I was a latecomer to the UFO field, having become interested in the subject in 1977 and actively involved soon thereafter. Somehow I managed to escape the more tawdry aspects of the subject and its personalities through the 1950s, '60s and most of the '70s. If I hadn't, I might have approached the subject with a great deal more skepticism. As it is, I'm grateful for the experience because it gave me the opportunity to meet some extraordinary people, such as the coauthor.

SHOCKINGLY CLOSE TO THE TRUTH is a history of the UFO subject, focusing on the personalities surrounding the source of the phenomenon--whatever it may be. As the character Lacomb says in the film "Close Encounters of the Third Kind": "C'est un phenomenon sociologique (It is an sociological phenomenon)." Understanding the character and motivations of those promoting a point of view can shed light on the validity of the subject itself.

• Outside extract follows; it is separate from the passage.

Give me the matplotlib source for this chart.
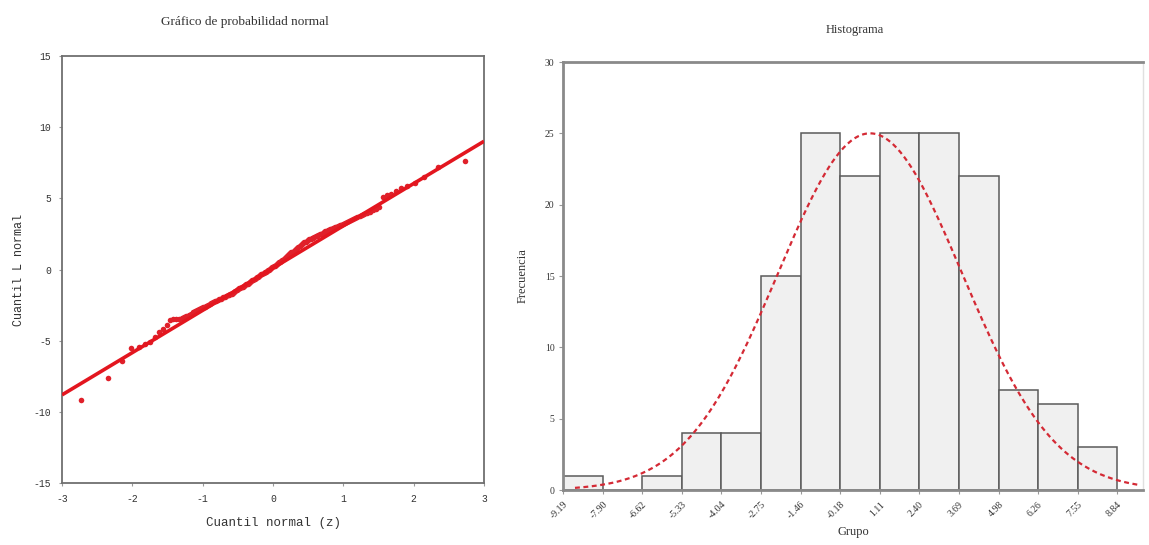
import numpy as np
import matplotlib
matplotlib.use("Agg")
import matplotlib.pyplot as plt
from statistics import NormalDist

plt.rcParams["axes.unicode_minus"] = False

# ---------------- data ----------------
# sorted sample values (normal probability plot)
qq_values = [
    -9.15, -7.60, -6.40, -5.54, -5.42, -5.21, -5.08, -4.73, -4.40, -4.18,
    -3.93, -3.54, -3.51, -3.49, -3.45, -3.41, -3.35, -3.27, -3.19, -3.11,
    -3.02, -2.94, -2.88, -2.80, -2.74, -2.66, -2.60, -2.53, -2.47, -2.41,
    -2.35, -2.29, -2.24, -2.18, -2.14, -2.09, -2.05, -2.01, -1.96, -1.91,
    -1.88, -1.82, -1.78, -1.74, -1.70, -1.65, -1.60, -1.54, -1.46, -1.38,
    -1.33, -1.28, -1.24, -1.20, -1.16, -1.11, -1.05, -0.99, -0.92, -0.87,
    -0.82, -0.77, -0.71, -0.66, -0.61, -0.55, -0.50, -0.46, -0.40, -0.35,
    -0.30, -0.25, -0.20, -0.15, -0.10, -0.05, 0.00, 0.05, 0.10, 0.16,
    0.22, 0.28, 0.34, 0.39, 0.45, 0.51, 0.56, 0.62, 0.68, 0.73,
    0.79, 0.86, 0.93, 0.99, 1.06, 1.13, 1.20, 1.26, 1.33, 1.40,
    1.47, 1.54, 1.61, 1.67, 1.73, 1.79, 1.85, 1.90, 1.96, 2.01,
    2.06, 2.11, 2.16, 2.20, 2.24, 2.29, 2.33, 2.38, 2.43, 2.48,
    2.52, 2.57, 2.62, 2.67, 2.73, 2.78, 2.82, 2.87, 2.91, 2.96,
    3.01, 3.06, 3.11, 3.16, 3.22, 3.28, 3.34, 3.40, 3.46, 3.53,
    3.60, 3.68, 3.75, 3.83, 3.91, 3.99, 4.07, 4.17, 4.28, 4.38,
    5.08, 5.20, 5.33, 5.53, 5.71, 5.87, 6.09, 6.50, 7.18, 7.62,
]
qq_line_intercept = 0.1
qq_line_slope = 2.97

# histogram
bin_edges = [-9.19, -7.90, -6.62, -5.33, -4.04, -2.75, -1.46, -0.18,
             1.11, 2.40, 3.69, 4.98, 6.26, 7.55, 8.84]
bin_labels = ["-9.19", "-7.90", "-6.62", "-5.33", "-4.04", "-2.75", "-1.46",
              "-0.18", "1.11", "2.40", "3.69", "4.98", "6.26", "7.55", "8.84"]
counts = [1, 0, 1, 4, 4, 15, 25, 22, 25, 25, 22, 7, 6, 3]
curve_mean = 0.8
curve_sd = 3.0
curve_peak = 25.0
curve_range = (-8.8, 9.6)

# ---------------- figure ----------------
fig = plt.figure(figsize=(11.49, 5.45), dpi=100)
fig.patch.set_facecolor("white")

mono = "Liberation Mono"
serif = "Liberation Serif"

# ---- Normal probability plot ----
ax1 = fig.add_axes([62/1149, (545-483)/545, 422/1149, 427/545])
n = len(qq_values)
nd = NormalDist()
theo = [nd.inv_cdf((i + 0.5) / n) for i in range(n)]
ax1.scatter(theo, qq_values, s=16, color="#e0202a", zorder=3, linewidths=0)
xl = np.array([-3, 3])
ax1.plot(xl, qq_line_intercept + qq_line_slope * xl, color="#e3161f", lw=2.6,
         zorder=4, solid_capstyle="butt")
ax1.set_xlim(-3, 3)
ax1.set_ylim(-15, 15)
ax1.set_xticks([-3, -2, -1, 0, 1, 2, 3])
ax1.set_yticks([-15, -10, -5, 0, 5, 10, 15])
for s in ax1.spines.values():
    s.set_color("#707070")
    s.set_linewidth(1.3)
ax1.tick_params(length=2, width=0.8, color="#999999", labelsize=7,
                labelcolor="#333333", pad=6)
for lab in ax1.get_xticklabels() + ax1.get_yticklabels():
    lab.set_family(mono)
ax1.set_xlabel("Cuantil normal (z)", family=mono, fontsize=9, color="#333333",
               labelpad=9)
ax1.set_ylabel("Cuantil L normal", family=mono, fontsize=8.5, color="#333333",
               labelpad=6)
fig.text(245/1149, 1 - 22/545, "Gráfico de probabilidad normal", family=serif,
         fontsize=9.5, ha="center", va="center", color="#333333")

# ---- Histogram ----
ax2 = fig.add_axes([563/1149, (545-490)/545, (1143-563)/1149, (490-62)/545])
edges = np.array(bin_edges)
widths = np.diff(edges)
ax2.bar(edges[:-1], counts, width=widths, align="edge", color="#f0f0f0",
        edgecolor="#5a5a5a", linewidth=1.1, zorder=2)
xc = np.linspace(curve_range[0], curve_range[1], 300)
yc = curve_peak * np.exp(-0.5 * ((xc - curve_mean) / curve_sd) ** 2)
ax2.plot(xc, yc, color="#d42a35", lw=1.6, ls=(0, (2.2, 1.6)), zorder=3)
ax2.set_xlim(bin_edges[0], 9.68)
ax2.set_ylim(0, 30)
ax2.set_yticks([0, 5, 10, 15, 20, 25, 30])
ax2.set_xticks(bin_edges)
ax2.set_xticklabels(bin_labels, rotation=45, ha="right", rotation_mode="anchor",
                    family=serif, fontsize=7, color="#333333")
for lab in ax2.get_yticklabels():
    lab.set_family(serif)
ax2.tick_params(axis="y", length=3, width=0.8, color="#999999", labelsize=7,
                labelcolor="#333333", pad=3)
ax2.tick_params(axis="x", length=3, width=0.8, color="#999999", pad=4)
for name in ["left", "bottom", "top"]:
    ax2.spines[name].set_color("#8a8a8a")
    ax2.spines[name].set_linewidth(2.0)
ax2.spines["right"].set_color("#e0e0e0")
ax2.spines["right"].set_linewidth(1.0)
ax2.set_xlabel("Grupo", family=serif, fontsize=9, color="#333333", labelpad=4)
ax2.set_ylabel("Frecuencia", family=serif, fontsize=9, color="#333333",
               labelpad=12)
fig.text(855/1149, 1 - 30/545, "Histograma", family=serif, fontsize=9,
         ha="center", va="center", color="#333333")

fig.savefig("out.png", dpi=100, facecolor="white")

Jim Moseley (also known as "Supreme Commander" to non-subscribers to his newsletter "Saucer Smear") spares no one in his examination of the characters who populate this field--especially himself. He is painfully honest about his own pranks and hoaxes that have made him an outcast among "serious ufologists." He is deadly serious in his refusal to take anything about the subject--especially its proponents--seriously.

There are no doubt many in the field who will find a less-than-flattering portrait of themselves in this book. Perhaps they should consider it to be a mirror. Like a mirror, the book casts a reflection on the viewer that is, uh, shockingly close to the truth.